Kent County Council puts off ‘climate emergency’ for 20 years
by Andy Tong | 5th June 2019
PROTESTERS staged a ‘die-in’ on the steps of County Hall in Maidstone amid frustration over Kent County Council’s [KCC] attitude towards climate change.
Ahead of today's World Environment Day (June 5), the authority stands accused of failing future generations after a motion for Kent to become carbon-neutral by 2030 was voted down.
Carbon neutrality means that as much of the greenhouse gas should be taken out of the atmosphere as is put into it – or net zero emissions.
Instead an amendment was put forward by Cllr Michael Payne, the Conservative representative for Tonbridge, and duly approved, to put the date back by two decades to 2050.

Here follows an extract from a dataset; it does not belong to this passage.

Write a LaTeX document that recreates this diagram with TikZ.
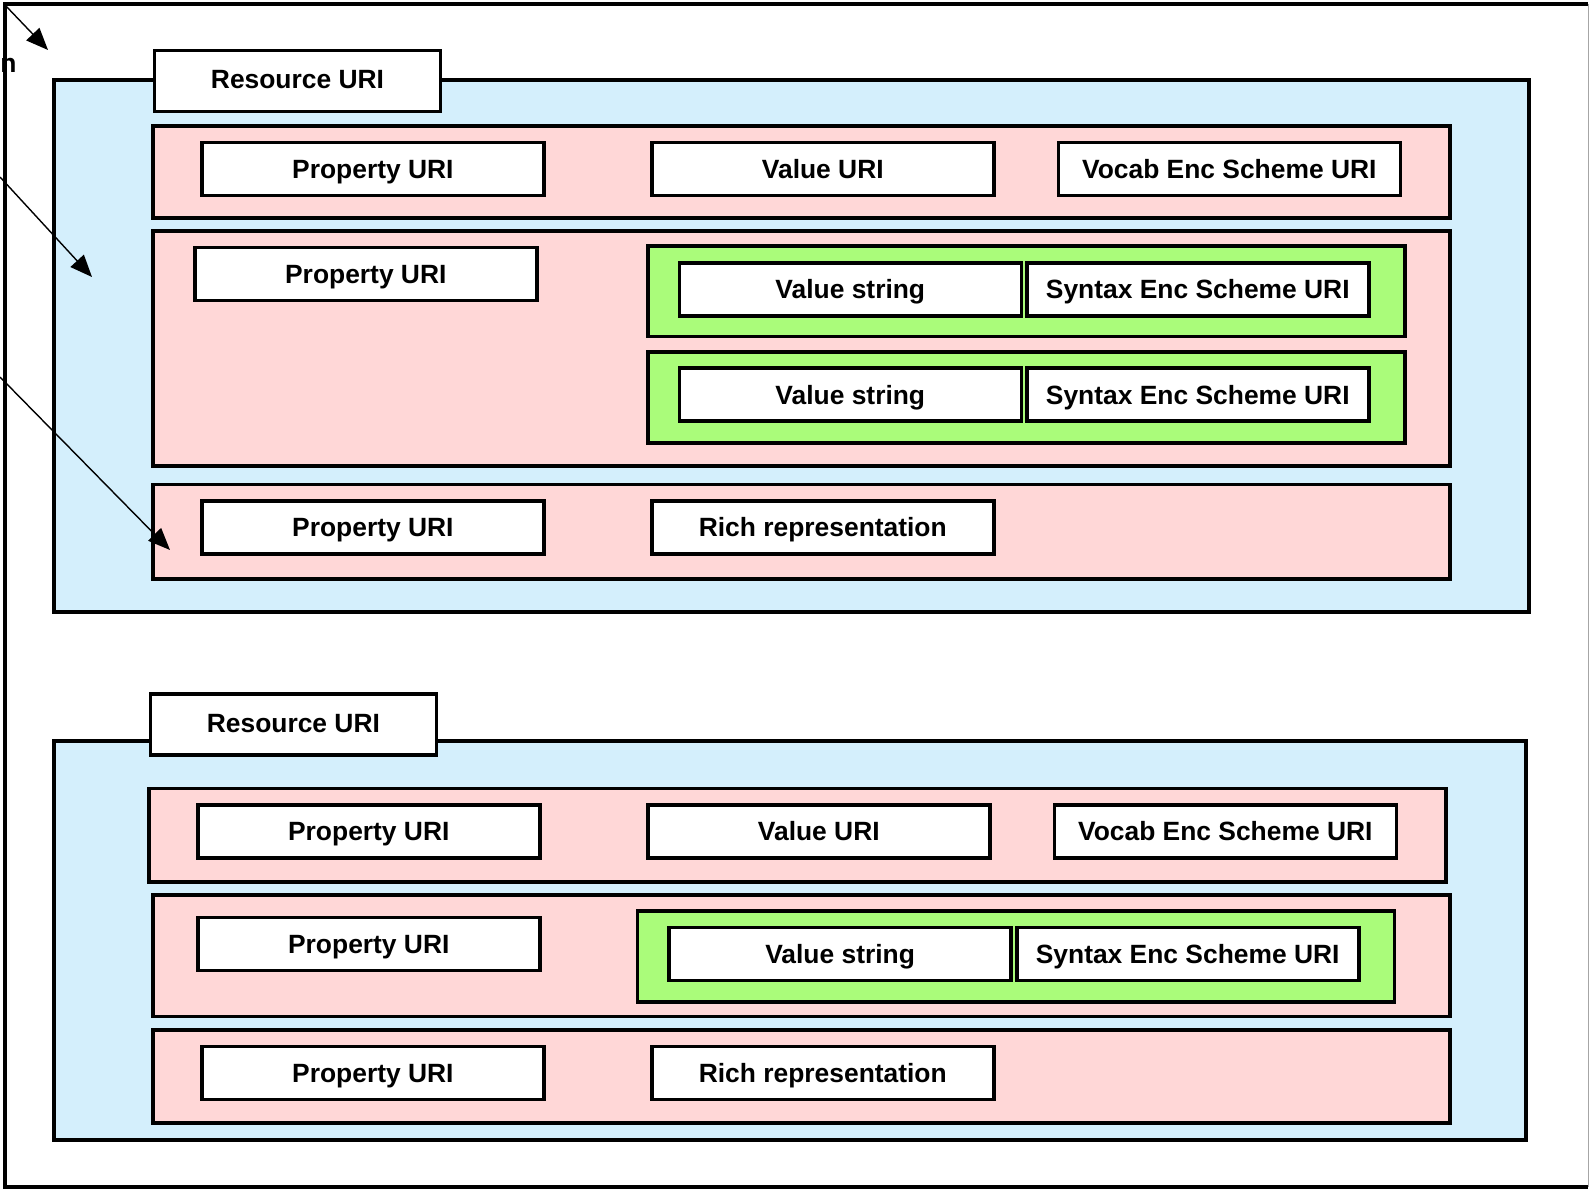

The debate was part of a call to declare a ‘climate emergency’. Parliament agreed to do so last month, as have more than 100 county, district and city authorities covering 33 million people.
Many Conservative counties, like Oxfordshire, Herefordshire and Wiltshire, have adopted the deadline of 2030 – Cornwall has identified 2025.
'There’s lots to celebrate about the environment. It isn’t all about doom and gloom, it’s not all about scaremongering'
The national pledge, which was set out by Labour on May 1, is for the later date of 2050. It is not legally binding in terms of taking action.
Martin Whybrow, the KCC Green Party councillor for Hythe, proposed the motion for 2030 to the full council on May 23.
But Cllr Payne called for the delay until 2050, and was backed by Matthew Balfour of Malling Rural East.
He is also chairman of the Environment and Transport Cabinet Committee, with Cllr Payne as his vice-chairman.
Cllr Balfour said: “Putting a different date [instead of 2050] on it is nebulous, attention-seeking and silly.”
And Cllr Payne said: “There’s lots to celebrate about the environment. It isn’t all about doom and gloom, it’s not all about scaremongering.”
Sean Holden, Tory councillor for Cranbrook, said scientific claims about extinction of mammals by the Worldwide Fund for Nature were exaggerated.
“We need to strip away some of the more extravagant language,” he added.
'We are heading towards the cliff edge. This amendment waters things down ridiculously, it was so predictable, it is pathetic'
Cllr Whybrow responded: “We are heading towards the cliff edge. This amendment waters things down ridiculously, it was so predictable, it is pathetic.”
Mark Hood, the newly elected Green Party councillor in Judd ward, was among those who attended the debate.
He told the Times: “We are appalled that two of the architects of its failure to set a target of removing carbon emissions are councillors from our borough.
“Michael Payne and Matthew Balfour have demonstrated why they are unfit to speak for families blighted by rising pollution across Tonbridge and Malling.
“It reinforces our belief that you can be an environmentalist or a Conservative, you cannot be both.”
He added: “KCC continues to invest in fossil fuels as part of its investments. It is part of the problem despite having a coastline which it acknowledges is extremely vulnerable to the effects of rising sea levels caused by climate change.”
Cllr Whybrow said: “How can KCC not agree a carbon neutral target of 2030 when so many councils across the country are doing so?
“The dinosaurs hold sway for now but thank heavens for all of our youngsters across the globe who went on school strike again on Friday – including many here in Kent.”